__Dataset entries__
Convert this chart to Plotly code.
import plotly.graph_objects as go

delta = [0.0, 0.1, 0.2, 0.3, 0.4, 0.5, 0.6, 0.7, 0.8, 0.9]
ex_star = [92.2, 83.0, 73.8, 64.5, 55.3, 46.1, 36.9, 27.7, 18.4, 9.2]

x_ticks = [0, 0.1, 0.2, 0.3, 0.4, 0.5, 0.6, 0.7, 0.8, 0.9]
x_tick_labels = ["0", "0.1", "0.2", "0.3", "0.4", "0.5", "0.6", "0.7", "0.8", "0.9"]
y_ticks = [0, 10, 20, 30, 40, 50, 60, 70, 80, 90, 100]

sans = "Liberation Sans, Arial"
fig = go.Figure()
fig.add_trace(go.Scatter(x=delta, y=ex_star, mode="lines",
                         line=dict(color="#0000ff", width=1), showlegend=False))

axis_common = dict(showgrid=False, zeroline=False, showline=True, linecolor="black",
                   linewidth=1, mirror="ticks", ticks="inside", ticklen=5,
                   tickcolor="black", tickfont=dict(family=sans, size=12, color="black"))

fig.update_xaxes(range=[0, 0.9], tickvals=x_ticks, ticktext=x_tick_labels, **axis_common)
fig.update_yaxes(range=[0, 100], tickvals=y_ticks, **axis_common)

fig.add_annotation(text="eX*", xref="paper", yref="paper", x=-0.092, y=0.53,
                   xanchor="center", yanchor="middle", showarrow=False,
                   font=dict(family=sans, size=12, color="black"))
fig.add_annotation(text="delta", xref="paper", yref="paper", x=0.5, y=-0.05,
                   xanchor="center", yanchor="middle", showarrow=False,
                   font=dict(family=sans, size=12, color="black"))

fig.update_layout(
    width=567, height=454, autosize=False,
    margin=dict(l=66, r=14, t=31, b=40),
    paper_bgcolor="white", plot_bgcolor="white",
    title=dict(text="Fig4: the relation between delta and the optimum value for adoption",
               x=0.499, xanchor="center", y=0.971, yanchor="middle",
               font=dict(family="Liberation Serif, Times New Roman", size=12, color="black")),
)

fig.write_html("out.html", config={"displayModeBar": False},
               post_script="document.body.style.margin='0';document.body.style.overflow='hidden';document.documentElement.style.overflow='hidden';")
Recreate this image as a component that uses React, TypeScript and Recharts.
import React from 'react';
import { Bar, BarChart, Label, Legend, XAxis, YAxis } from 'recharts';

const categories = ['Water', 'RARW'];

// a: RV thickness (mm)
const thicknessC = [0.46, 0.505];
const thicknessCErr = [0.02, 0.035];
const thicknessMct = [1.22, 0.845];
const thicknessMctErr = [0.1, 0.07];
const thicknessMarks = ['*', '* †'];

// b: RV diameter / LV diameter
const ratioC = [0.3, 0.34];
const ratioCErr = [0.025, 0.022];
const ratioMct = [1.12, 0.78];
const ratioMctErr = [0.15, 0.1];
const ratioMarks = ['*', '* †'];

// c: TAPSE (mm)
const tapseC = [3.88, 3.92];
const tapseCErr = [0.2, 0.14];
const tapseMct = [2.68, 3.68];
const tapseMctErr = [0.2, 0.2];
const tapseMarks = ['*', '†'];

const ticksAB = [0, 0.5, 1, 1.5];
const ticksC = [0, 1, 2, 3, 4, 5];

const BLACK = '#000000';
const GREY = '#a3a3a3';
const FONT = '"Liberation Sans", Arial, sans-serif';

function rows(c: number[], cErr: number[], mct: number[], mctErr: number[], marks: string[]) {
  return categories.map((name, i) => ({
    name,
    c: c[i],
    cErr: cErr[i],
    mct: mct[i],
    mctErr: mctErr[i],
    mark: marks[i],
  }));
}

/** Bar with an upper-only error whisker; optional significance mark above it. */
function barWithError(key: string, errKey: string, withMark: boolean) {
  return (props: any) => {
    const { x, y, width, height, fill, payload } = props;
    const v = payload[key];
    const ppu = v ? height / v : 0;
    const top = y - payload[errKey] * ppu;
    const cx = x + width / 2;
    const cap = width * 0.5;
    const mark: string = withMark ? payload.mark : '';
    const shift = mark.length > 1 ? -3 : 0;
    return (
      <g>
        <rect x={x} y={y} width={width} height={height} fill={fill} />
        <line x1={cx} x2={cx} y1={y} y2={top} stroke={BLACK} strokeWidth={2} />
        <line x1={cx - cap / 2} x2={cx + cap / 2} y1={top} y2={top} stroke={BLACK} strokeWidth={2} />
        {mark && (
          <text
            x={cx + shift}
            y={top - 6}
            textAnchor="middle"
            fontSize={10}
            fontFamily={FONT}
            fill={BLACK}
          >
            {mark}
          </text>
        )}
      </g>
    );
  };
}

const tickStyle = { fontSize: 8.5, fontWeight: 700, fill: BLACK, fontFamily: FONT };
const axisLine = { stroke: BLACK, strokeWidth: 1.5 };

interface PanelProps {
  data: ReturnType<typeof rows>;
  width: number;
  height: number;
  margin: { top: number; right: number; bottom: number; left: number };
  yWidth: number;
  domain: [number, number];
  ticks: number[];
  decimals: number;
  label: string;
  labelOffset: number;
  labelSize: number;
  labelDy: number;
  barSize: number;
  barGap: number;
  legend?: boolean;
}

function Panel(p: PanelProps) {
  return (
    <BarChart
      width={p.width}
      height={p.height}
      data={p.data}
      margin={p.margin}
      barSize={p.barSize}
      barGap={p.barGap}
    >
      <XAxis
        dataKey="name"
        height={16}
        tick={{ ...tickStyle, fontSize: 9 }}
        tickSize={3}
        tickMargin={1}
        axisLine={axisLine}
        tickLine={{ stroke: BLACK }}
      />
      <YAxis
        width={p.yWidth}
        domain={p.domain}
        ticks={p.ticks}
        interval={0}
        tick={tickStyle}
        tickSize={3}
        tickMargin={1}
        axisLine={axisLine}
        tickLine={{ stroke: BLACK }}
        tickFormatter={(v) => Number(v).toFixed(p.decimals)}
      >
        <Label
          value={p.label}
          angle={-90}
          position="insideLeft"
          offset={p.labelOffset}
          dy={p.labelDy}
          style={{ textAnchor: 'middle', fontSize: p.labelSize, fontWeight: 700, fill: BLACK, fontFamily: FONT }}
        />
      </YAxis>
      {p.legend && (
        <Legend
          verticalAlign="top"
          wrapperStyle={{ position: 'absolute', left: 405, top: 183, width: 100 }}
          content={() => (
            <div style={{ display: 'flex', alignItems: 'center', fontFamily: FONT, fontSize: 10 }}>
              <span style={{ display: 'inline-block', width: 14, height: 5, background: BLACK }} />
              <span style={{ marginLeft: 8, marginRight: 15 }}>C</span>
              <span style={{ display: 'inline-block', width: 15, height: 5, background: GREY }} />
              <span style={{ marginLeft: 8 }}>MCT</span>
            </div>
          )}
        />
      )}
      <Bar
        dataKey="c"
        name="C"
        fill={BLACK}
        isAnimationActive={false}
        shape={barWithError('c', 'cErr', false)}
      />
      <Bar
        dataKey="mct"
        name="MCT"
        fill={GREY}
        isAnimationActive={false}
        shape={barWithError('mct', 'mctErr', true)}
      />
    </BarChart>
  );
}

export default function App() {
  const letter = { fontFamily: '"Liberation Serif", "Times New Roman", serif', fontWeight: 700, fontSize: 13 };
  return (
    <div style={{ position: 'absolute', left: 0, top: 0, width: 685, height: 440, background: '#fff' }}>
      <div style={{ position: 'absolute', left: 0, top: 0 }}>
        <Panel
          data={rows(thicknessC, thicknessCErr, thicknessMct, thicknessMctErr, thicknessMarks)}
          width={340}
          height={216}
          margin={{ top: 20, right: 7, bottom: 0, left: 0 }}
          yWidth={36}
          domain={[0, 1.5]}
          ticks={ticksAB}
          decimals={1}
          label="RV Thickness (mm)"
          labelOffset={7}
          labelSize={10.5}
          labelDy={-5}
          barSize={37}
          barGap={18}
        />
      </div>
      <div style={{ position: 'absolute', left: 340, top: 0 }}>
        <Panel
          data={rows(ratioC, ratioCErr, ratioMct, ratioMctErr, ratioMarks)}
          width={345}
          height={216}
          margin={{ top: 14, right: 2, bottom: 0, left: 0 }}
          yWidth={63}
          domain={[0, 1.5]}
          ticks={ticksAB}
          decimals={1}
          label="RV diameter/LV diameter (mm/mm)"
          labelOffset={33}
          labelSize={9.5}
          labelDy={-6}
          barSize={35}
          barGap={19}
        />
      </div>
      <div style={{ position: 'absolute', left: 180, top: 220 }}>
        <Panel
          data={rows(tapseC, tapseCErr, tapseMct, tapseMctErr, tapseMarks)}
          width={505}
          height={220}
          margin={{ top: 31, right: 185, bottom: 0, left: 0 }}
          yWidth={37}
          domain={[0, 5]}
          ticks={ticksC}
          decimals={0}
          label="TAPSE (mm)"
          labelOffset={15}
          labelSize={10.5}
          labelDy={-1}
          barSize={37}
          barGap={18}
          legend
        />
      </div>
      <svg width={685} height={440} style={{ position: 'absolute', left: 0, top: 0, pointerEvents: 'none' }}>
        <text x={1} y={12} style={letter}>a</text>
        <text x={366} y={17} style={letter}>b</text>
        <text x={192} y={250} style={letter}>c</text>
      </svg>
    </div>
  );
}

__Problem statement__
Above are the records; from them, give again exactly the lines from the one containing "Recreate this image" through the one containing "const categories = ['Water', 'RARW'];", both included.

__Correct result__
Recreate this image as a component that uses React, TypeScript and Recharts.
import React from 'react';
import { Bar, BarChart, Label, Legend, XAxis, YAxis } from 'recharts';

const categories = ['Water', 'RARW'];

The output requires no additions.